• _Exercise_
Make an exact transcription of the material, leaving out all images.

START

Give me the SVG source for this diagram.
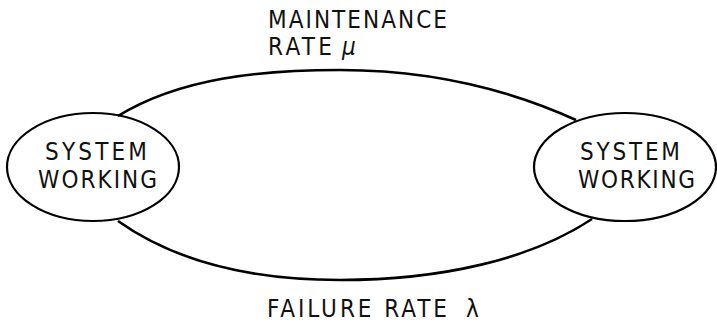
<svg xmlns="http://www.w3.org/2000/svg" width="717" height="324" viewBox="0 0 717 324">
<style>
.node ellipse{fill:none;stroke:#000;stroke-width:2.2}
.edge{fill:none;stroke:#000;stroke-width:2.6}
text{font-family:"DejaVu Sans Condensed","DejaVu Sans","Liberation Sans",sans-serif;font-size:24px;fill:#111}
</style>
<rect width="717" height="324" fill="#fff"/>
<g id="connectors">
<path class="edge" d="M118,116 C180,78 260,70 340,70 C430,70 510,90 576,120"/>
<path class="edge" d="M118,221 C180,265 260,280 340,280 C440,280 530,260 592,219"/>
</g>
<g id="node-left" class="node">
<ellipse cx="93" cy="167" rx="86" ry="54"/>
<text x="45" y="160" textLength="102" lengthAdjust="spacing">SYSTEM</text>
<text x="38" y="188" textLength="119" lengthAdjust="spacing">WORKING</text>
</g>
<g id="node-right" class="node">
<ellipse cx="625" cy="167" rx="91" ry="54"/>
<text x="580" y="160" textLength="100" lengthAdjust="spacing">SYSTEM</text>
<text x="578" y="188" textLength="117" lengthAdjust="spacing">WORKING</text>
</g>
<g id="labels">
<text x="268" y="28" textLength="179" lengthAdjust="spacing">MAINTENANCE</text>
<text x="268" y="55" textLength="64" lengthAdjust="spacing">RATE</text>
<text x="342" y="55" font-style="italic" font-size="26">μ</text>
<text x="267" y="317" textLength="180" lengthAdjust="spacing">FAILURE RATE</text>
<text x="466" y="317">λ</text>
</g>
</svg>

END

• _Written response_
Give me the SVG source for this diagram.
<svg xmlns="http://www.w3.org/2000/svg" width="717" height="324" viewBox="0 0 717 324">
<style>
.node ellipse{fill:none;stroke:#000;stroke-width:2.2}
.edge{fill:none;stroke:#000;stroke-width:2.6}
text{font-family:"DejaVu Sans Condensed","DejaVu Sans","Liberation Sans",sans-serif;font-size:24px;fill:#111}
</style>
<rect width="717" height="324" fill="#fff"/>
<g id="connectors">
<path class="edge" d="M118,116 C180,78 260,70 340,70 C430,70 510,90 576,120"/>
<path class="edge" d="M118,221 C180,265 260,280 340,280 C440,280 530,260 592,219"/>
</g>
<g id="node-left" class="node">
<ellipse cx="93" cy="167" rx="86" ry="54"/>
<text x="45" y="160" textLength="102" lengthAdjust="spacing">SYSTEM</text>
<text x="38" y="188" textLength="119" lengthAdjust="spacing">WORKING</text>
</g>
<g id="node-right" class="node">
<ellipse cx="625" cy="167" rx="91" ry="54"/>
<text x="580" y="160" textLength="100" lengthAdjust="spacing">SYSTEM</text>
<text x="578" y="188" textLength="117" lengthAdjust="spacing">WORKING</text>
</g>
<g id="labels">
<text x="268" y="28" textLength="179" lengthAdjust="spacing">MAINTENANCE</text>
<text x="268" y="55" textLength="64" lengthAdjust="spacing">RATE</text>
<text x="342" y="55" font-style="italic" font-size="26">μ</text>
<text x="267" y="317" textLength="180" lengthAdjust="spacing">FAILURE RATE</text>
<text x="466" y="317">λ</text>
</g>
</svg>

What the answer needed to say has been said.